Quando la leadership ammalia cda e sindaci
Personalità forti e scarsa dialettica possono provocare la paralisi dei controlli interni Tutto cambia con la Bce
C’era una volta la banca del territorio. E sopra la banca del territorio c’era il banchiere del territorio. Uno solo. Potente. Indiscusso. Inamovibile. Per definire questo tipo di banca sulle colonne di questo giornale abbiamo coniato un neologismo: « One man bank » . La banca di un uomo solo al comando. Era così la Banca Popolare di Lodi di Gianpiero Fiorani. Era così la Banca Italease di Massimo Faenza, o la Banca delle Marche di Massimo Bianconi. Non molto diversa la Carige di Giovanni Berneschi. Vogliamo continuare? Giovanni Brumana e la Popolare di Intra, la Cassa di Risparmio di Ferrara di Gennaro Murolo. O la Tercas, cassa teramana guidata da Antonio Di Matteo. Banca Etruria, per anni retta da Elio Faralli, e pure la Veneto-Banca del duumvirato ( un’eccezione) formato da Vincenzo Consoli e Flavio Trinca. E last but not least la Banca popolare di Vicen- za di Gianni Zonin. Il segno distintivo di queste banche? L’autoreferenzialità del vertice. Intesa come assenza di contrappesi nell’esecutivo, così come nel cda. Il potere del presidente? Quasi monarchico. Zonin ha fama di divoratore di manager: le « vittime » quasi sempre erano direttori generali o direttori finanziari. Il solo Samuele Sorato, indagato con Zonin, ha resistito più di cinque anni. Un potere che, in banca, sovente viene esercitato da personaggi non privi di una certa dose di fascino personale. Ammaliatori, affabulatori, avvolgenti.

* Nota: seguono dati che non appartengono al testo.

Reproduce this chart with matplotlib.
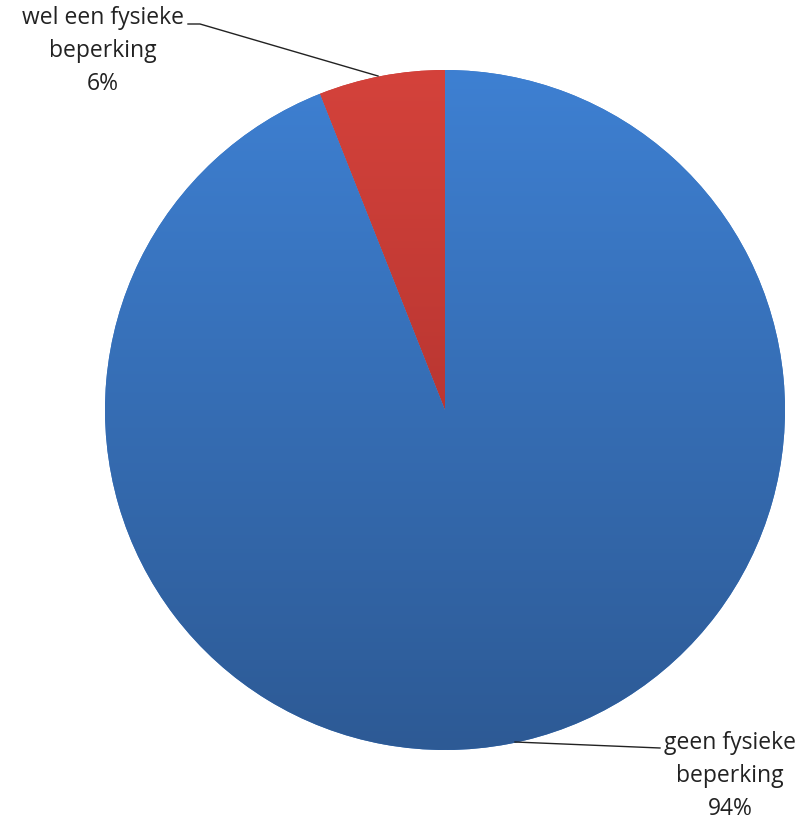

Chi ha avuto occasione di avvicinare Giuseppe Mussari di Mps, Fiorani, Faenza o lo stesso Bianconi, non può non riconoscere loro un « passo » diverso rispetto ai paludati costumi del banchiere tradizionale. Un po’ nobiluomini rinascimentali e un po’ briganti. Banche del territorio, dunque, certo.

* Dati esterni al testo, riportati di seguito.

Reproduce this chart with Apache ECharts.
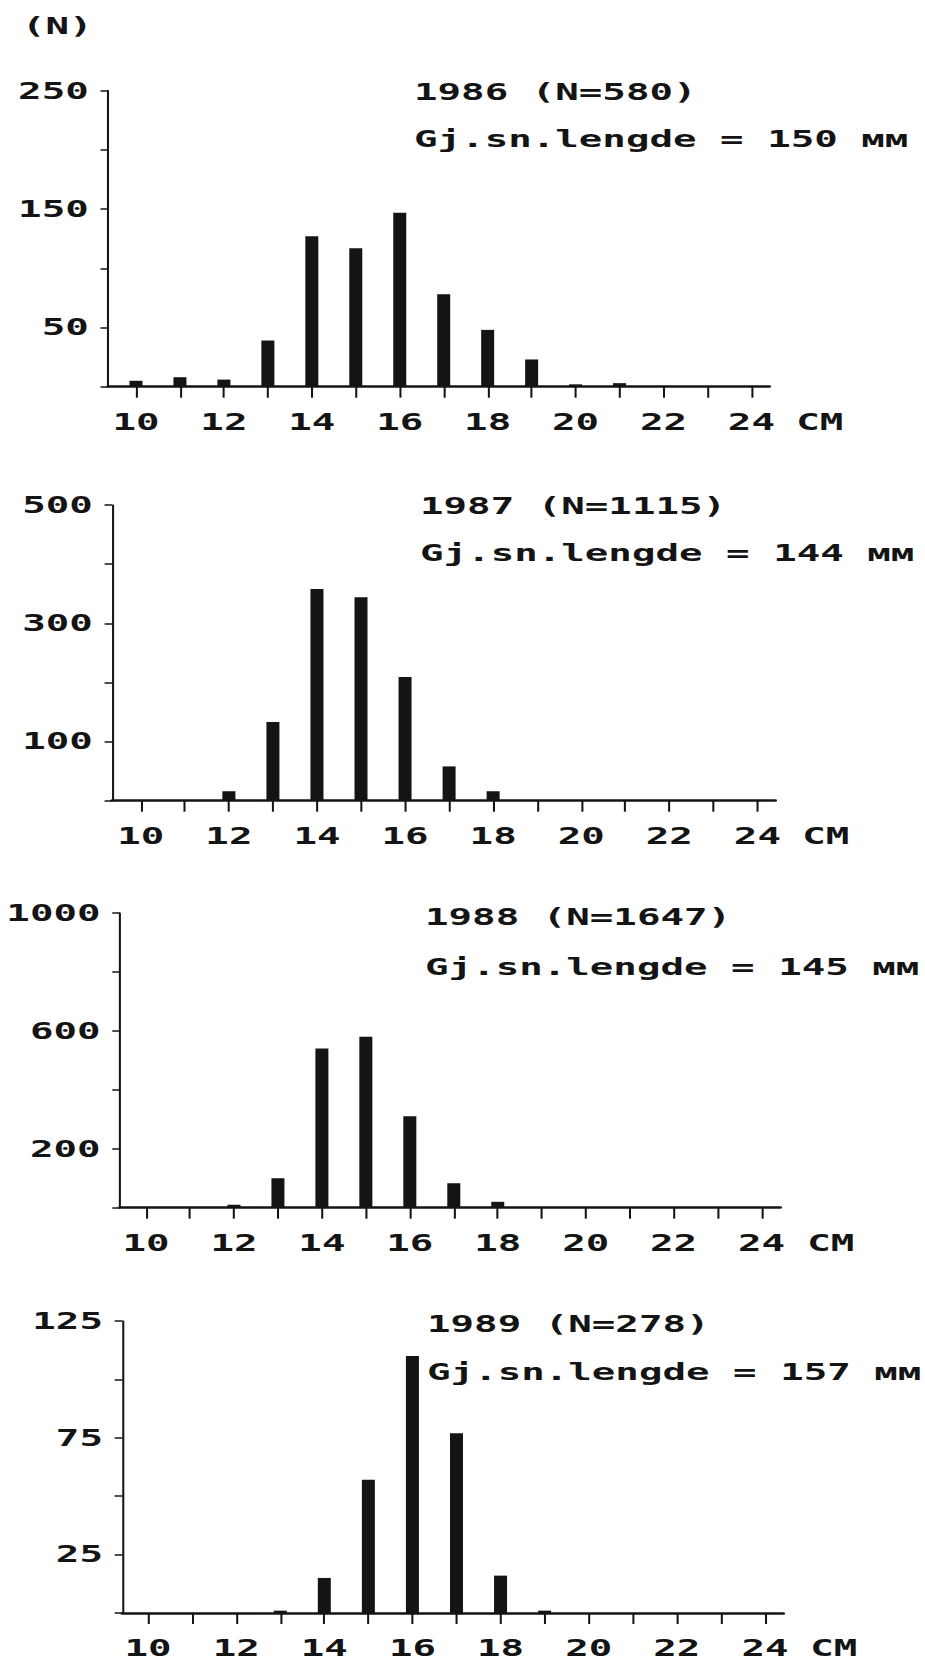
<!DOCTYPE html>
<html>
<head>
<meta charset="utf-8">
<script src="https://cdn.jsdelivr.net/npm/echarts@6/dist/echarts.min.js"></script>
<style>
html, body { margin: 0; padding: 0; background: #fff; overflow: hidden; }
#wrap { width: 925px; height: 1666px; overflow: hidden; position: relative; background: #fff; }
#chart { width: 544px; height: 1666px; transform: scaleX(1.7004); transform-origin: 0 0; }
</style>
</head>
<body>
<div id="wrap"><div id="chart"></div></div>
<script>
// ---------------- data ----------------
const lengthsCm = [10, 11, 12, 13, 14, 15, 16, 17, 18, 19, 20, 21, 22, 23, 24];
const xTickLabels = [10, 12, 14, 16, 18, 20, 22, 24];
const years = ['1986', '1987', '1988', '1989'];
const sampleSizes = [580, 1115, 1647, 278];
const meanLengthsMm = [150, 144, 145, 157];

const counts1986 = [5, 8, 6, 39, 127, 117, 147, 78, 48, 23, 2, 3, 0, 0, 0];
const counts1987 = [0, 0, 16, 133, 358, 344, 209, 58, 16, 0, 0, 0, 0, 0, 0];
const counts1988 = [0, 0, 10, 100, 540, 580, 310, 83, 20, 0, 0, 0, 0, 0, 0];
const counts1989 = [0, 0, 0, 1, 15, 57, 110, 77, 16, 1, 0, 0, 0, 0, 0];

const yMax1986 = 250, yMax1987 = 500, yMax1988 = 1000, yMax1989 = 125;
const yStep1986 = 50, yStep1987 = 100, yStep1988 = 200, yStep1989 = 25;
const yTickLabels1986 = [50, 150, 250];
const yTickLabels1987 = [100, 300, 500];
const yTickLabels1988 = [200, 600, 1000];
const yTickLabels1989 = [25, 75, 125];

const allCounts = [counts1986, counts1987, counts1988, counts1989];
const yMaxes = [yMax1986, yMax1987, yMax1988, yMax1989];
const ySteps = [yStep1986, yStep1987, yStep1988, yStep1989];
const yLabels = [yTickLabels1986, yTickLabels1987, yTickLabels1988, yTickLabels1989];

// ---------------- layout (page pixels) ----------------
const SX = 1.7004;           // horizontal stretch of the whole drawing
const layout = [
  { left: 108.3, right: 769, top: 90.7, bottom: 386.7, xmin: 9.37, xmax: 24.4,  tx: 414, ty1: 92.5, ty2: 139.5 },
  { left: 112.4, right: 775, top: 505,  bottom: 800.7, xmin: 9.355, xmax: 24.4, tx: 420, ty1: 506,  ty2: 553 },
  { left: 120.1, right: 780, top: 913,  bottom: 1207.7, xmin: 9.41, xmax: 24.42, tx: 425, ty1: 917,  ty2: 967 },
  { left: 122.5, right: 783, top: 1321, bottom: 1613, xmin: 9.42, xmax: 24.41, tx: 427, ty1: 1324, ty2: 1372 }
];

const FONT = 'DejaVu Sans Mono';
const INK = '#141414';
const txt = { fontFamily: FONT, fontWeight: 'bold', fontSize: 23, color: INK };

const grids = [], xAxes = [], yAxes = [], series = [], graphics = [];

layout.forEach((L, i) => {
  grids.push({
    left: L.left / SX, top: L.top,
    width: (L.right - L.left) / SX, height: L.bottom - L.top,
    containLabel: false
  });
  xAxes.push({
    gridIndex: i, type: 'value', min: L.xmin, max: L.xmax,
    axisLine: { show: true, onZero: false, lineStyle: { color: INK, width: 2.5 } },
    axisTick: { show: true, customValues: lengthsCm, length: 11, lineStyle: { color: INK, width: 1.2 } },
    axisLabel: Object.assign({ customValues: xTickLabels, margin: 24, formatter: v => String(v) }, txt),
    splitLine: { show: false },
    name: 'CM', nameLocation: 'end', nameGap: 16,
    nameTextStyle: Object.assign({ verticalAlign: 'top', padding: [24, 0, 0, 0] }, txt)
  });
  yAxes.push({
    gridIndex: i, type: 'value', min: 0, max: yMaxes[i], interval: ySteps[i],
    axisLine: { show: true, lineStyle: { color: INK, width: 1.2 } },
    axisTick: { show: true, length: 4.6, lineStyle: { color: INK, width: 1.5 } },
    axisLabel: Object.assign({ customValues: yLabels[i], margin: 11.5, formatter: v => String(v) }, txt),
    splitLine: { show: false }
  });
  series.push({
    type: 'bar', xAxisIndex: i, yAxisIndex: i,
    barWidth: 13 / SX,
    itemStyle: { color: INK },
    silent: true,
    data: lengthsCm.map((x, k) => [x, allCounts[i][k]])
  });
  graphics.push({
    type: 'text', x: L.tx / SX, y: L.ty1,
    style: { text: years[i] + ' (N=' + sampleSizes[i] + ')', font: 'bold 23px "' + FONT + '"', fill: INK, verticalAlign: 'middle', textVerticalAlign: 'middle' }
  });
  graphics.push({
    type: 'text', x: L.tx / SX, y: L.ty2,
    style: { text: 'Gj.sn.lengde = ' + meanLengthsMm[i] + ' мм', font: 'bold 23px "' + FONT + '"', fill: INK, verticalAlign: 'middle', textVerticalAlign: 'middle' }
  });
});

graphics.push({
  type: 'text', x: 22 / SX, y: 26,
  style: { text: '(N)', font: 'bold 23px "' + FONT + '"', fill: INK, verticalAlign: 'middle', textVerticalAlign: 'middle' }
});

const chart = echarts.init(document.getElementById('chart'), null, { renderer: 'svg', width: 544, height: 1666 });
chart.setOption({
  backgroundColor: '#ffffff',
  animation: false,
  grid: grids,
  xAxis: xAxes,
  yAxis: yAxes,
  series: series,
  graphic: graphics
});
</script>
</body>
</html>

Ma forse anche più banche del feudo. E i consiglieri di amministrazione? Perlopiù vassalli. Molti cooptati tra le fila dell’imprenditoria locale. E dunque in molti casi affidati in più o meno palese conflitto d’interesse (articolo 136 Tub), non senza un tocco di teatralità demagogica: l’uscita dalla sala del consiglio nel momento della delibera di affidamento. « Si vota su di me, segretario verbalizzi la mia irrepren- sibilità. Io mi allontano». Quando non affidati a fronte di « provvigioni » sull’erogato da versarsi in « separata sede » . Banca delle Marche si era specializzata nell’erogazione monosettoriale ( edilizia) a prenditori privi di merito di credito. Di Matteo (Tercas) è accusato dalla procura di Roma di avere incassato fee sui prestiti.

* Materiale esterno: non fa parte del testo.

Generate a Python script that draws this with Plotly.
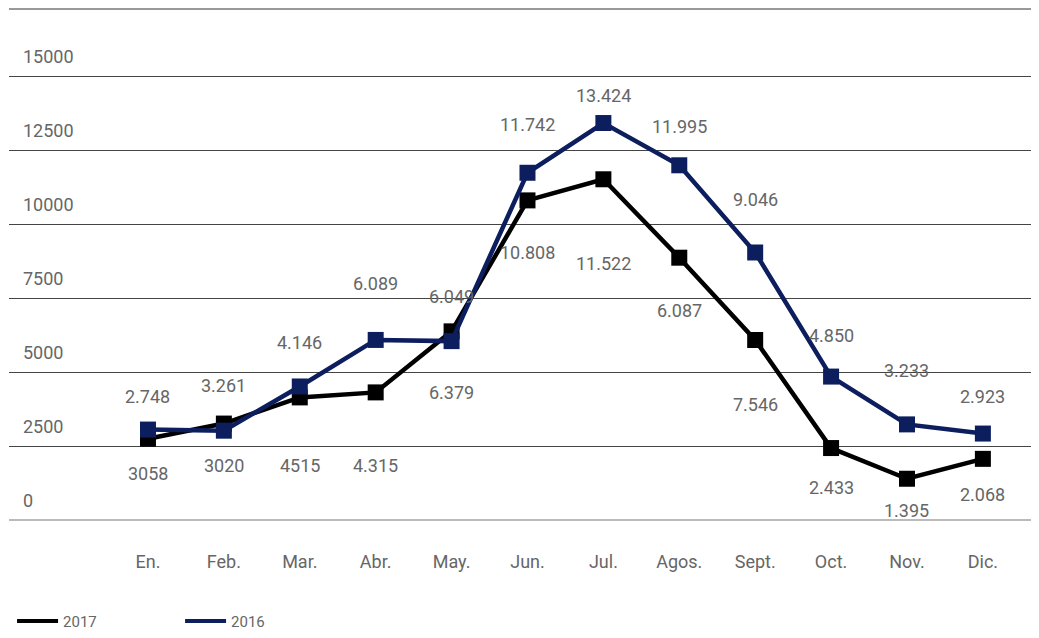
import plotly.graph_objects as go

# ---------------- data ----------------
months = ["En.", "Feb.", "Mar.", "Abr.", "May.", "Jun.", "Jul.", "Agos.", "Sept.", "Oct.", "Nov.", "Dic."]
v2017 = [2748, 3261, 4146, 4315, 6379, 10808, 11522, 8870, 6087, 2433, 1395, 2068]
v2016 = [3058, 3020, 4515, 6089, 6049, 11742, 13424, 11995, 9046, 4850, 3233, 2923]

# value labels as printed on the original (upper row / lower row)
top_labels = ["2.748", "3.261", "4.146", "6.089", "6.049", "11.742", "13.424", "11.995", "9.046", "4.850", "3.233", "2.923"]
bottom_labels = ["3058", "3020", "4515", "4.315", "6.379", "10.808", "11.522", "6.087", "7.546", "2.433", "1.395", "2.068"]

# where the labels sit (in axis units)
top_label_y = [4170, 4540, 6000, 7990, 7550, 13360, 14340, 13290, 10830, 6230, 5050, 4170]
bottom_label_y = [1570, 1840, 1840, 1840, 4300, 9040, 8670, 7080, 3900, 1100, 320, 860]

BLACK = "#000000"
NAVY = "#0d1e5e"
TXT = "#666666"
FONT = "Roboto"

fig = go.Figure()

fig.add_trace(go.Scatter(x=months, y=v2017, mode="lines+markers", showlegend=False,
                         line=dict(color=BLACK, width=4.5),
                         marker=dict(symbol="square", size=16, color=BLACK)))
fig.add_trace(go.Scatter(x=months, y=v2016, mode="lines+markers", showlegend=False,
                         line=dict(color=NAVY, width=4.5),
                         marker=dict(symbol="square", size=16, color=NAVY)))

# legend-only entries (lines without markers)
fig.add_trace(go.Scatter(x=[None], y=[None], mode="lines", name="2017",
                         line=dict(color=BLACK, width=4)))
fig.add_trace(go.Scatter(x=[None], y=[None], mode="lines", name="2016",
                         line=dict(color=NAVY, width=4)))

for m, t, ty, b, by in zip(months, top_labels, top_label_y, bottom_labels, bottom_label_y):
    fig.add_annotation(x=m, y=ty, text=t, showarrow=False, font=dict(family=FONT, size=18, color=TXT))
    fig.add_annotation(x=m, y=by, text=b, showarrow=False, font=dict(family=FONT, size=18, color=TXT))

# top border line
fig.add_shape(type="line", xref="paper", yref="paper", x0=0, x1=1, y0=1, y1=1,
              line=dict(color="#777777", width=1.5))

fig.update_layout(
    width=1023, height=622,
    margin=dict(l=1, r=0, t=1, b=109.5, autoexpand=False),
    paper_bgcolor="white", plot_bgcolor="white",
    font=dict(family=FONT, size=18, color=TXT),
    xaxis=dict(range=[-1.831, 11.634], showgrid=False, zeroline=False, showline=False,
               automargin=False,
               ticks="outside", ticklen=25, tickcolor="rgba(0,0,0,0)",
               tickfont=dict(size=18, color=TXT)),
    yaxis=dict(range=[0, 17280], tickvals=[0, 2500, 5000, 7500, 10000, 12500, 15000],
               tickformat="d", automargin=False,
               showgrid=True, gridcolor="#444444", gridwidth=1,
               zeroline=True, zerolinecolor="#bbbbbb", zerolinewidth=1.5,
               ticklabelposition="inside top", ticklabelstandoff=11, ticklabelshift=-7,
               tickfont=dict(size=18, color=TXT)),
    legend=dict(orientation="h", x=0.003, xanchor="left", y=-0.198, yanchor="middle",
                itemwidth=41, entrywidth=112, font=dict(size=15, color=TXT),
                bgcolor="rgba(0,0,0,0)"),
)

fig.write_html("out.html")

E i controlli interni? Laschi. I collegi dei sindaci? Controllabili e apparentemente inconsapevoli della gravità delle responsabilità penali loro attribuite in casi di omessi o carenti controlli. Eppure sono rari i casi di dimissioni di membri di collegi sindacali indispettiti per comportamenti poco ortodossi dei management degli istituti da loro sorvegliati. Nel caso della Vicenza nessuno di loro è indagato. Logica vorrebbe che i magistrati siano ansiosi di sentirli in veste di testimoni e, quindi, senza potere evitare di rispondere alle domande. I rapporti con la magistratura e le altre istituzioni? Coltivati in maniera maniacale. In troppi casi vischiosi. A cominciare dalla Popolare di Lodi, non sono pochi i familiari di alti magistrati requirenti assunti nelle banche.
Noti i rapporti intercorsi tra la palermitana Banca Nuova (controllata al 100% dalla BpVi), il suo ex direttore generale Francesco Maiolini e gli ex procuratori di Palermo e Caltanissetta. Pochi gli immuni alla piagnona contaminazione del «tengo famiglia» come evidenzia l’editoriale di questo giornale: uomini dell’organo di vigilanza assunti o cooptati in banca. Sorveglianti che si mettono al servizio dei sorvegliati. Ora pare che il vento sia girato: soprattutto da quando a esercitare la Vigilanza è il Single supervisory mechanism della Bce guidata da Mario Draghi. E la consapevolezza che ci sia un giudice a Francoforte aiuta.